Difference between terms and atomic formula What is the difference between terms and atomic formulae?
I get contradicting advice from everywhere. 
On one hand I have got written if $t_1,\ldots,t_n$ are terms and if $F$ is a function symbol with arity $n$ then $F(t_1,\ldots,t_n)$ is a term.
Then on the other hand I have been told that if $F$ is a function symbol with arity $2$ and given $x$ and $y$ are variables, then $F(x,y)$ is an atomic formulae. 
Are terms and atomic formulae the same of different? 
 A: Warning: do not mix up terms, variables, constants, functions and predicates.
In First-Order Logic, terms function as names, and well-formed formulas (atomic or not) as statements.

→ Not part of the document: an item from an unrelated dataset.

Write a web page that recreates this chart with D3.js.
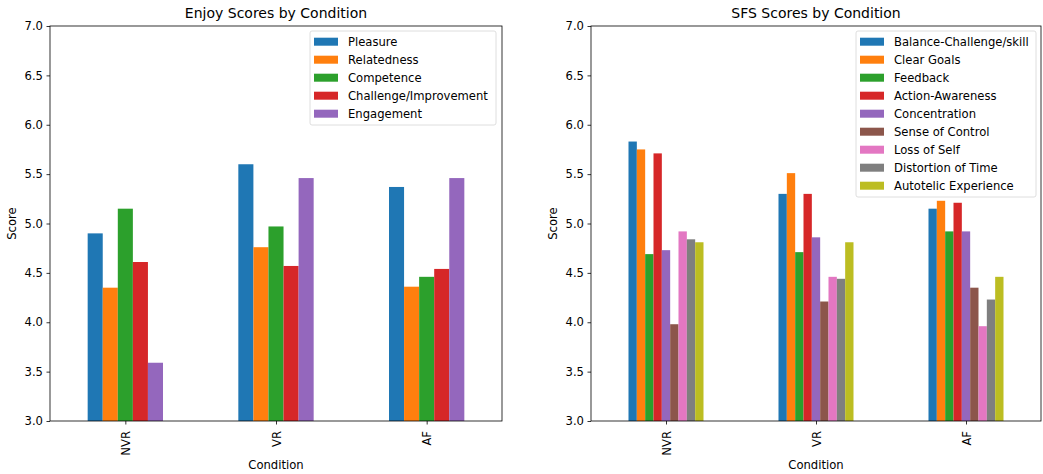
<!DOCTYPE html>
<html>
<head>
<meta charset="utf-8">
<script src="https://cdn.jsdelivr.net/npm/d3@7"></script>
<style>
  html, body { margin: 0; padding: 0; background: #fff; }
  svg text { font-family: "DejaVu Sans", sans-serif; fill: #000; }
</style>
</head>
<body>
<svg id="chart" width="1043" height="474"></svg>
<script>
// Conditions shared by both panels
const conditions = ["NVR", "VR", "AF"];
const yTicks = [3.0, 3.5, 4.0, 4.5, 5.0, 5.5, 6.0, 6.5, 7.0];

// Enjoyment subscales
const enjoySeries = ["Pleasure", "Relatedness", "Competence", "Challenge/Improvement", "Engagement"];
const pleasure    = [4.90, 5.60, 5.37];
const relatedness = [4.35, 4.76, 4.36];
const competence  = [5.15, 4.97, 4.46];
const challenge   = [4.61, 4.57, 4.54];
const engagement  = [3.59, 5.46, 5.46];

// Short Flow Scale subscales
const sfsSeries = ["Balance-Challenge/skill", "Clear Goals", "Feedback", "Action-Awareness",
  "Concentration", "Sense of Control", "Loss of Self", "Distortion of Time", "Autotelic Experience"];
const balance       = [5.83, 5.30, 5.15];
const clearGoals    = [5.75, 5.51, 5.23];
const feedback      = [4.69, 4.71, 4.92];
const actionAware   = [5.71, 5.30, 5.21];
const concentration = [4.73, 4.86, 4.92];
const senseControl  = [3.98, 4.21, 4.35];
const lossOfSelf    = [4.92, 4.46, 3.96];
const distortion    = [4.84, 4.44, 4.23];
const autotelic     = [4.81, 4.81, 4.46];

const tab10 = ["#1f77b4", "#ff7f0e", "#2ca02c", "#d62728", "#9467bd",
               "#8c564b", "#e377c2", "#7f7f7f", "#bcbd22", "#17becf"];

const FS = "11.6px";   // tick, label and legend text
const TITLE_FS = "14px";

const svg = d3.select("#chart");

function panel(opts) {
  const { left, right, top, bottom, title, seriesNames, values, legendBox } = opts;
  const g = svg.append("g");

  // Categorical positions 0..n-1 with half-step padding on each side
  const x = d3.scaleLinear().domain([-0.5, conditions.length - 0.5]).range([left, right]);
  const y = d3.scaleLinear().domain([3, 7]).range([bottom, top]);

  const groupWidth = 0.5;
  const n = seriesNames.length;
  const barW = groupWidth / n;

  seriesNames.forEach((name, si) => {
    g.append("g").selectAll("rect")
      .data(values[si])
      .join("rect")
      .attr("x", (d, ci) => x(ci - groupWidth / 2 + si * barW))
      .attr("width", x(barW) - x(0))
      .attr("y", d => y(d))
      .attr("height", d => y(3) - y(d))
      .attr("fill", tab10[si]);
  });

  // Y axis
  const yAxis = d3.axisLeft(y).tickValues(yTicks).tickFormat(d3.format(".1f")).tickSize(3.5).tickPadding(3.5);
  const ya = g.append("g").attr("transform", `translate(${left},0)`).call(yAxis);
  ya.select(".domain").remove();
  ya.selectAll("text").style("font-size", FS).style("font-family", "DejaVu Sans");
  ya.selectAll("line").attr("stroke", "#000").attr("stroke-width", 0.8);

  // X axis with rotated category labels
  const xAxis = d3.axisBottom(x).tickValues(d3.range(conditions.length))
    .tickFormat(i => conditions[i]).tickSize(3.5).tickPadding(3.5);
  const xa = g.append("g").attr("transform", `translate(0,${bottom})`).call(xAxis);
  xa.select(".domain").remove();
  xa.selectAll("line").attr("stroke", "#000").attr("stroke-width", 0.8);
  xa.selectAll("text")
    .style("font-size", FS).style("font-family", "DejaVu Sans")
    .attr("transform", "rotate(-90)")
    .attr("x", -10).attr("y", 0).attr("dy", "0.35em")
    .attr("text-anchor", "end");

  // Frame
  g.append("rect")
    .attr("x", left).attr("y", top)
    .attr("width", right - left).attr("height", bottom - top)
    .attr("fill", "none").attr("stroke", "#000").attr("stroke-width", 0.8);

  // Title and axis labels
  g.append("text").attr("x", (left + right) / 2).attr("y", top - 8.5)
    .attr("text-anchor", "middle").style("font-size", TITLE_FS).text(title);
  g.append("text").attr("x", (left + right) / 2).attr("y", 469)
    .attr("text-anchor", "middle").style("font-size", FS).text("Condition");
  g.append("text")
    .attr("transform", `translate(${left - 34},${(top + bottom) / 2}) rotate(-90)`)
    .attr("text-anchor", "middle").style("font-size", FS).text("Score");

  // Legend
  const lg = g.append("g");
  const rowH = 18;
  lg.append("rect")
    .attr("x", legendBox.x).attr("y", legendBox.y)
    .attr("width", legendBox.w).attr("height", 22 + rowH * (n - 1))
    .attr("rx", 2).attr("fill", "#fff").attr("fill-opacity", 0.8)
    .attr("stroke", "#d6d6d6").attr("stroke-width", 0.8);
  seriesNames.forEach((name, si) => {
    const cy = legendBox.y + 10.7 + si * rowH;
    lg.append("rect").attr("x", legendBox.x + 4).attr("y", cy - 4)
      .attr("width", 24).attr("height", 8).attr("fill", tab10[si]);
    lg.append("text").attr("x", legendBox.x + 38).attr("y", cy).attr("dy", "0.36em")
      .style("font-size", FS).text(name);
  });
}

panel({
  left: 50, right: 502, top: 26, bottom: 421,
  title: "Enjoy Scores by Condition",
  seriesNames: enjoySeries,
  values: [pleasure, relatedness, competence, challenge, engagement],
  legendBox: { x: 310, y: 31, w: 186 }
});

panel({
  left: 591, right: 1041, top: 26, bottom: 421,
  title: "SFS Scores by Condition",
  seriesNames: sfsSeries,
  values: [balance, clearGoals, feedback, actionAware, concentration, senseControl, lossOfSelf, distortion, autotelic],
  legendBox: { x: 856, y: 31, w: 180 }
});
</script>
</body>
</html>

There is a neat inductive definition of a term:


*

*A single occurrence of a variable is a term;

*A single occurrence of a constant symbol is a term;

*If $f$ is an $n$-ary function (meaning that it takes $n$ arguments), and $t_1$, $t_2$, ..., $t_n$ are terms, then $ft_1t_2\ldots t_n$ is a term.


Now, the direct definition of an atomic formula:


*

*If $P$ is an $n$-ary predicate symbol and $t_1$, $t_2$, ..., $t_n$ are terms, then $Pt_1t_2\ldots t_n$ is an atomic formula.


These two definitions look a bit similar (just a bit, though), so let me make it very clear:


*

*A TERM is an ELEMENT OF THE LANGUAGE (by its inductive definition, it can be as simple as a single occurrence of a constant or a variable, or arbitrarily complicated if it is formed with a function).

*An ATOMIC FORMULA is a LOGICAL STATEMENT, i.e. one to which you can assign a TRUTH-VALUE. From atomic formulae, you can build up, using logical connectives, any other formula.

*A FUNCTION takes $n$ terms and is evaluated as a NEW TERM.

*A PREDICATE takes $n$ terms and is evaluated as a TRUTH VALUE.